Bertolucci, Brando, Mailer, Kael—all great and fearless voyagers into the new. Enjoy your Marvel stories.

bonkti said...

I saw Deep Throat (1972) when I was salmon fishing in Newport, Oregon, in the spring of '73. Some brilliant entrepreneur went up the coast fishing and logging towns, parking his retired school bus cum theater in gas stations, charging five bucks a head, filling the narrow seats with hooting, burly men as a public service.

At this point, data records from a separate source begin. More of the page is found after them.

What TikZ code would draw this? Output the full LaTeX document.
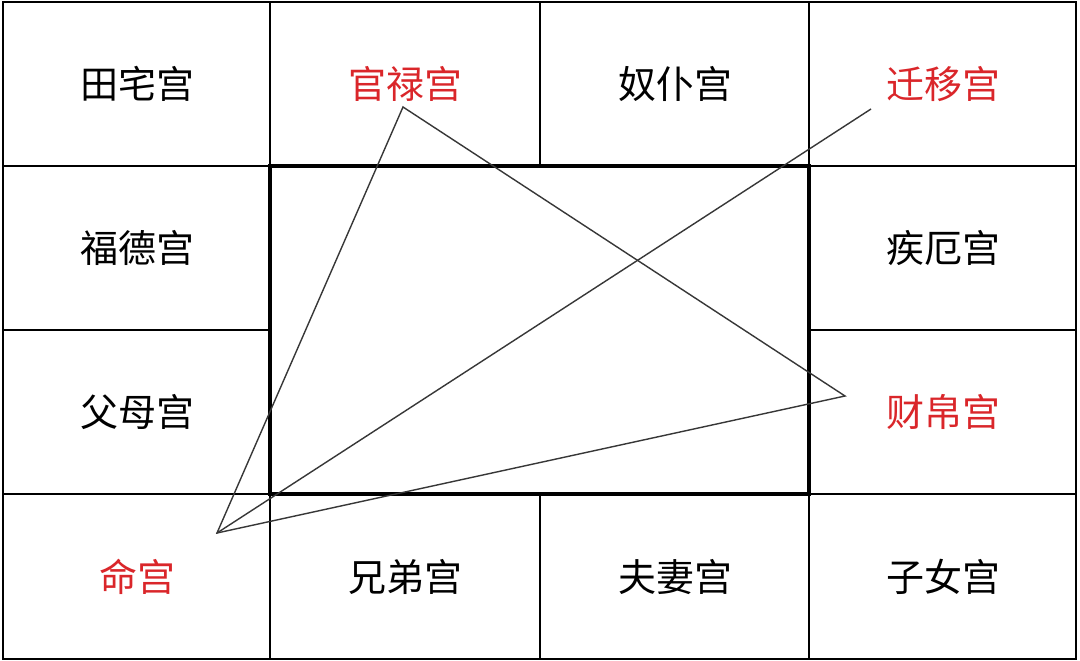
\documentclass[tikz,border=0pt]{standalone}
\usepackage{fontspec}
\newfontfamily\cjk{Noto Sans CJK SC}
\definecolor{palred}{RGB}{218,38,42}
\definecolor{linegray}{RGB}{55,55,55}
\tikzset{
  palace/.style={font=\cjk\fontsize{38}{40}\selectfont, text=black, inner sep=0pt},
  hot/.style={palace, text=palred},
  gridline/.style={line width=1.4pt, black},
  frame/.style={line width=2.4pt, black},
  centre/.style={line width=3.4pt, black},
  link/.style={line width=1.4pt, linegray, line join=miter},
}
\begin{document}
\begin{tikzpicture}[x=1pt,y=-1pt]
\useasboundingbox (0,0) rectangle (1080,661);
\fill[white] (0,0) rectangle (1080,661);
% grid
\draw[gridline] (270,2) -- (270,659);
\draw[gridline] (540,2) -- (540,166);
\draw[gridline] (540,494) -- (540,659);
\draw[gridline] (809,2) -- (809,659);
\draw[gridline] (3,166) -- (1076,166);
\draw[gridline] (3,330) -- (270,330);
\draw[gridline] (809,330) -- (1076,330);
\draw[gridline] (3,494) -- (1076,494);
\draw[frame] (3,2) rectangle (1076,659);
\draw[centre] (270,166) rectangle (809,494);
% labels
\node[palace] (tianzhai) at (137,84) {田宅宫};
\node[hot]    (guanlu)   at (405,84) {官禄宫};
\node[palace] (nupu)     at (675,84) {奴仆宫};
\node[hot]    (qianyi)   at (943,84) {迁移宫};
\node[palace] (fude)     at (137,248) {福德宫};
\node[palace] (jie)      at (943,248) {疾厄宫};
\node[palace] (fumu)     at (137,412) {父母宫};
\node[hot]    (caibo)    at (943,412) {财帛宫};
\node[hot]    (ming)     at (137,577) {命宫};
\node[palace] (xiongdi)  at (405,577) {兄弟宫};
\node[palace] (fuqi)     at (675,577) {夫妻宫};
\node[palace] (zinv)     at (943,577) {子女宫};
% anchor points of the triangle
\coordinate (pming)  at (217,533);
\coordinate (pguan)  at (403,107);
\coordinate (pqian)  at (871,109);
\coordinate (pcai)   at (845,396);
\draw[link] (pming) -- (pguan) -- (pcai) -- cycle;
\draw[link] (pming) -- (pqian);
\end{tikzpicture}
\end{document}
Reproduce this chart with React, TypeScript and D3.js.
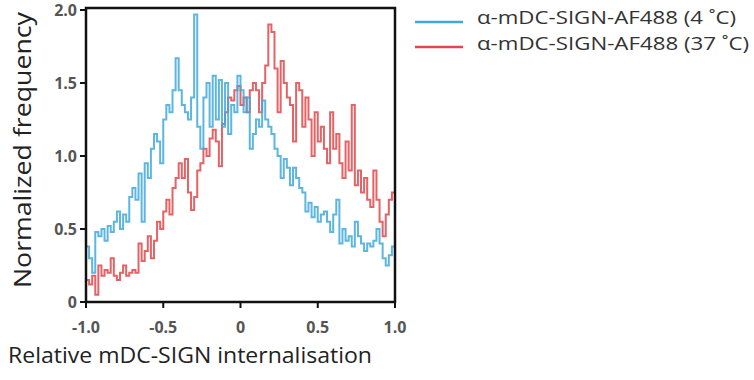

While the audience, as best as I could tell, was there for the charms of Linda Lovelace, the modesty of her male companions was hardly in evidence.

Zach said...

The rage that led to [[SPOILER ALERT] Jeanne's shooting Paul to death] is motivated, but again the act itself is focused on Paul.... [W]hat Bertolucci is really saying is (male fantasy): See what happens when you strip yourself bare for a woman?

Which woman? His wife?

The scene where Brando's character gets emotionally naked is the one where he's confronting his wife's corpse:

https://www.youtube.com/watch?v=wh4XkC0-_Zc

Jeanne pulls the trigger, but Paul is killing himself, with or without her.

Zach said...

I really liked "The Dreamers."

I never realized it was by the same guy as Last Tango in Paris.

Zach said...

Schneider does a good job in her role. It's just her bad luck that the best role of her life was in a movie so completely dominated by someone else. And worse luck that a memorable scene featured butter.

The guy who played Norman Bates in Psycho had the same problem -- the film where he played a twitchy weirdo was so good that nobody could see him as anything but a twitchy weirdo afterward.